Кажется удивительным, что Поль присутствовал на званых обедах, но Нина де Виллар, молодая и красивая, неплохая пианистка, была «принцессой богемы» (Ларгье). Она любила общество художников, держалась без особых формальностей, гости рассаживались кто как приходил, опоздавшие сами разогревали себе блюда. Рассказывают, что Поль пришел в назначенный день, позвонил, но за дверью было тихо. Он позвонил еще, и снова никакого ответа. Наконец дверь открылась, на пороге была девушка в неглиже, с незатянутым корсетом и распущенными золотистыми волосами, которые великолепными потоками струились к ее коленям.

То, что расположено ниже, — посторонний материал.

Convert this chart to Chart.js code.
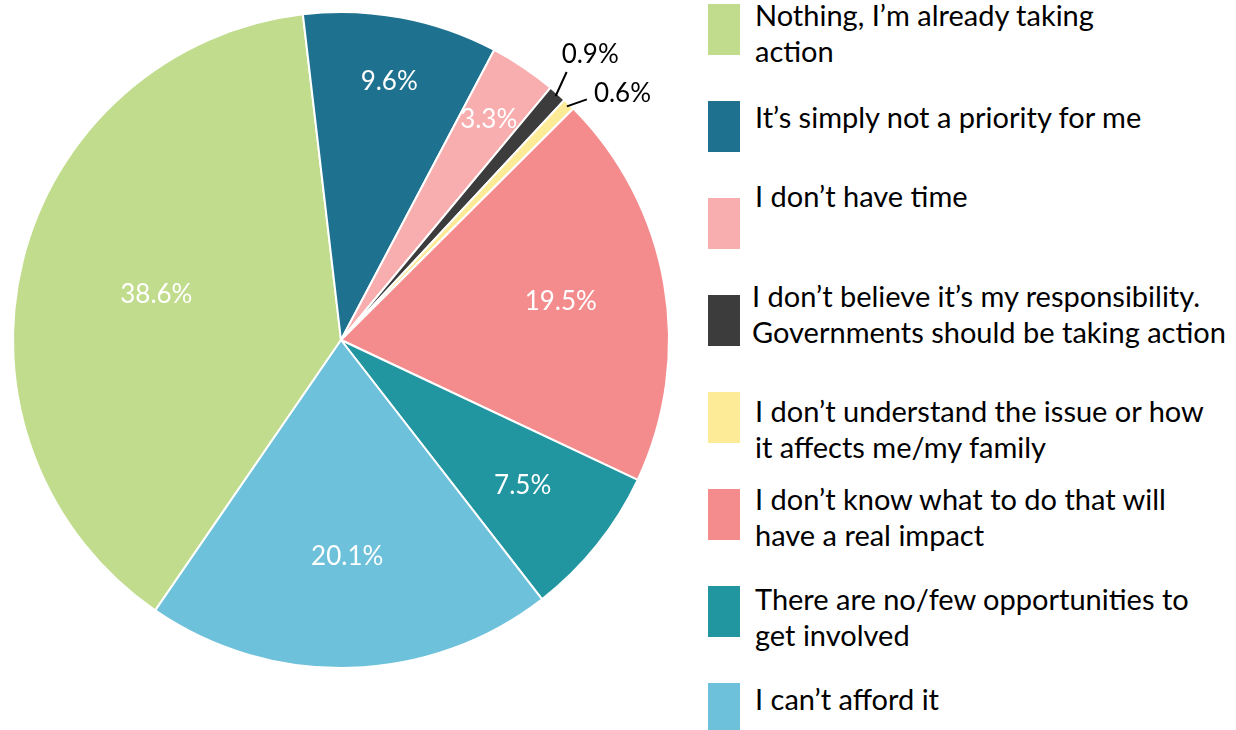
<!DOCTYPE html>
<html>
<head>
<meta charset="utf-8">
<script src="https://cdn.jsdelivr.net/npm/chart.js@4.4.1/dist/chart.umd.min.js"></script>
<style>
  body { margin: 0; background: #fff; font-family: Lato, sans-serif; }
  #wrap { position: relative; width: 1236px; height: 730px; overflow: hidden; }
  #pieBox { position: absolute; left: 0; top: 0; width: 682px; height: 730px; }
  #legend { position: absolute; left: 708px; top: 0; }
  .item { position: absolute; left: 0; width: 528px; }
  .box { position: absolute; left: 0; top: 0; width: 32px; height: 51px; }
  .txt { position: absolute; left: 47px; font-size: 29px; line-height: 36px; color: #000; white-space: nowrap; }
</style>
</head>
<body>
<div id="wrap">
  <div id="pieBox"><canvas id="pie"></canvas></div>
  <div id="legend"></div>
</div>
<script>
// data
const categories = [
  ['Nothing, I\u2019m already taking', 'action'],
  ['It\u2019s simply not a priority for me'],
  ['I don\u2019t have time'],
  ['I don\u2019t believe it\u2019s my responsibility.', 'Governments should be taking action'],
  ['I don\u2019t understand the issue or how', 'it affects me/my family'],
  ['I don\u2019t know what to do that will', 'have a real impact'],
  ['There are no/few opportunities to', 'get involved'],
  ['I can\u2019t afford it']
];
const shares = [38.6, 9.6, 3.3, 0.9, 0.6, 19.5, 7.5, 20.1];
const colors = ['#C0DC8C', '#1F728F', '#F8ADAE', '#3C3C3C', '#FEEB98', '#F48C8D', '#2196A0', '#6EC1DA'];

// how far out (fraction of radius) each inside label sits
const labelRadius = [0.58, 0.80, 0.81, 0, 0, 0.68, 0.71, 0.66];
// tiny slices get a leader line and an outside label
const outsideLabels = {
  3: { dx: 11, dy: -24, place: 'above' },
  4: { dx: 20, dy: -7, place: 'right' }
};
// legend text is not placed the same way against every box in the original
const legendTextShift = [11, 16, -2, 1, 19, 10, 13, 16];

const pctLabels = {
  id: 'pctLabels',
  afterDatasetsDraw(chart) {
    const ctx = chart.ctx;
    const meta = chart.getDatasetMeta(0);
    meta.data.forEach((arc, i) => {
      const p = arc.getProps(['x', 'y', 'startAngle', 'endAngle', 'outerRadius'], true);
      const mid = (p.startAngle + p.endAngle) / 2;
      const text = shares[i].toFixed(1) + '%';
      ctx.save();
      ctx.font = '26px Lato';
      const out = outsideLabels[i];
      if (out) {
        const sx = p.x + (p.outerRadius - 3) * Math.cos(mid);
        const sy = p.y + (p.outerRadius - 3) * Math.sin(mid);
        const ex = sx + out.dx, ey = sy + out.dy;
        ctx.strokeStyle = '#000';
        ctx.lineWidth = 2;
        ctx.beginPath();
        ctx.moveTo(sx, sy);
        ctx.lineTo(ex, ey);
        ctx.stroke();
        ctx.fillStyle = '#000';
        ctx.textAlign = 'left';
        if (out.place === 'above') {
          ctx.textBaseline = 'bottom';
          ctx.fillText(text, ex - 5, ey - 4);
        } else {
          ctx.textBaseline = 'middle';
          ctx.fillText(text, ex + 7, ey - 6);
        }
      } else {
        const r = p.outerRadius * labelRadius[i];
        ctx.fillStyle = '#fff';
        ctx.textAlign = 'center';
        ctx.textBaseline = 'middle';
        ctx.fillText(text, p.x + r * Math.cos(mid), p.y + r * Math.sin(mid));
      }
      ctx.restore();
    });
  }
};

new Chart(document.getElementById('pie'), {
  type: 'pie',
  data: {
    labels: categories.map(c => c.join(' ')),
    datasets: [{
      data: shares,
      backgroundColor: colors,
      borderColor: '#fff',
      borderWidth: 2
    }]
  },
  options: {
    responsive: true,
    maintainAspectRatio: false,
    animation: false,
    rotation: 214.5,
    layout: { padding: { top: 11, bottom: 61, left: 0, right: 0 } },
    plugins: {
      legend: { display: false },
      tooltip: { enabled: false }
    }
  },
  plugins: [pctLabels]
});

// legend drawn as html so the long labels can wrap like the original
const legend = document.getElementById('legend');
categories.forEach((lines, i) => {
  const item = document.createElement('div');
  item.className = 'item';
  item.style.top = (4 + i * 97) + 'px';
  const box = document.createElement('div');
  box.className = 'box';
  box.style.background = colors[i];
  const txt = document.createElement('div');
  txt.className = 'txt';
  txt.style.top = (legendTextShift[i] - 18) + 'px';
  if (lines[0].length > 38) txt.style.left = '44px';
  txt.innerHTML = lines.join('<br>');
  item.appendChild(box);
  item.appendChild(txt);
  legend.appendChild(item);
});
</script>
</body>
</html>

Она спросила, что ему угодно, и заявила, что на обед еще очень рано. Он поспешил уйти, но позже пришел снова. Кабанер, которого он повстречал у Нины де Виллар, стал одним из самых преданных его сторонников. Впечатлительный и талантливый, он никак не мог найти применения своим силам и был более известен своим остроумием, нежели музыкой. Каталонец, родом из Перпиньяна, он был невелик ростом, худ и болезненного телосложения, но при этом имел насмешливый язык. «Мой отец был человеком того же типа, что и Наполеон, только менее глупый». Однажды Поль, который шел продавать картину, повстречал Кабанера на улице, развернул холст и, прислонив к стене, показал его.

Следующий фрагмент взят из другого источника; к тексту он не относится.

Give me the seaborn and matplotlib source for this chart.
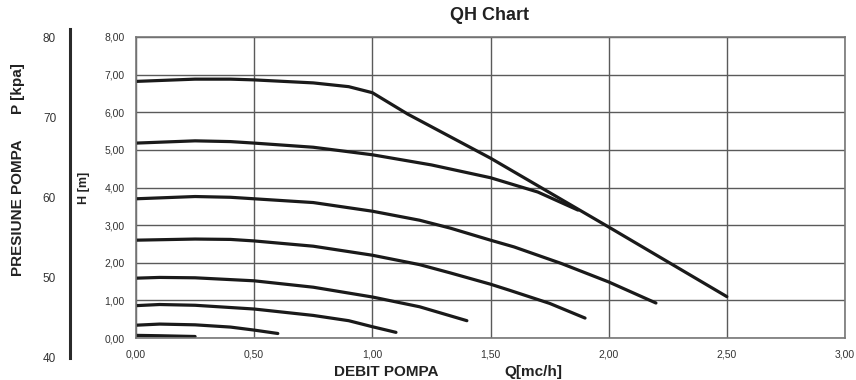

Кабанер пришел от картины в такой восторг, что Поль отдал ее ему бесплатно, «очень счастливый», что вещь досталась тому, кто действительно разбирается в его живописи.

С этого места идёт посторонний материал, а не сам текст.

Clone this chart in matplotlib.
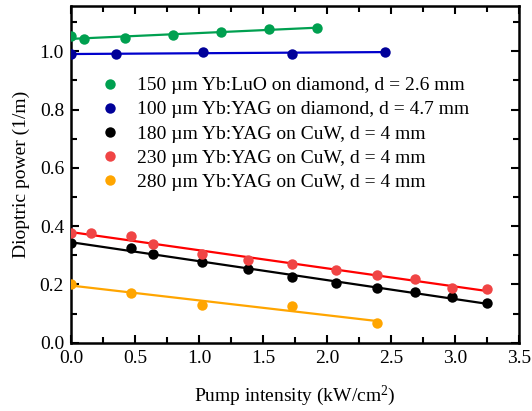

В этом году Золя наконец сумел добиться успеха и достиг зрелости своего метода в «Западне» — картине деморализации рабочего класса. Эта вещь может быть названа первым важным романом, где героями были выведены рабочие. «Жермини Ласерте» Гонкуров появилась позже. В любых отношениях роман «Западня» отличался от позднейших произведений иным подходом, кругозором, своей страстностью. В нем показано ухудшение положения рабочих. Следует помнить, что период 1870-х годов был временем репрессий. Коммунары не были амнистированы вплоть до 1879 года; лишь в 1880 году рабочие стали достаточно сплоченными, чтобы организовать свою политическую партию. Но, разбирая пути буржуазной коррупции общества, Золя уже довольно рано почувствовал великую энергию и мощные силы, таящиеся в не затронутой разложением части общества. В его романе действуют такие герои, как, например, кузнец Гюже, который символически кует современную цивилизацию. (Попутно мы можем заметить, что здесь Золя дал свою версию Галльского Геракла, который издавна интересовал Поля. Возможно, он и Поль стояли перед статуей Пюже в Лувре, когда Сезанн расточал похвалы ее достоинствам. «Плечи и руки Гюже казались вылепленными скульптором, будто он был копией гиганта из музея».) В «Западне», как мы уже отмечали выше, Золя достиг совершенства нового своего стиля. Одной из характеристик его было вкладывание идиом в прямую речь персонажей и устранение тем самым узких литературных рамок повествования. В результате был создан язык, близкий к речевым формам. Благодаря этому он достиг нового уровня единства, в котором вся языковая ткань книги отражала основную идею, воплощенную в действующих лицах. Автор исчезал в своей работе, становясь не нейтральным и объективным всевидящим божьим оком, как во флоберовской системе, он как бы разделял образ жизни своих персонажей, давая от себя лишь углубленное осознание связей, что, в сущности, и создавало эстетический эффект. Развитие того, что можно назвать новым видом текстового единства с разными планами видения, и было вкладом Золя в новые представления о пространстве и объекте в их взаимосвязи — в то самое, что Поль стремился разрешить своим методом цветовых соотношений.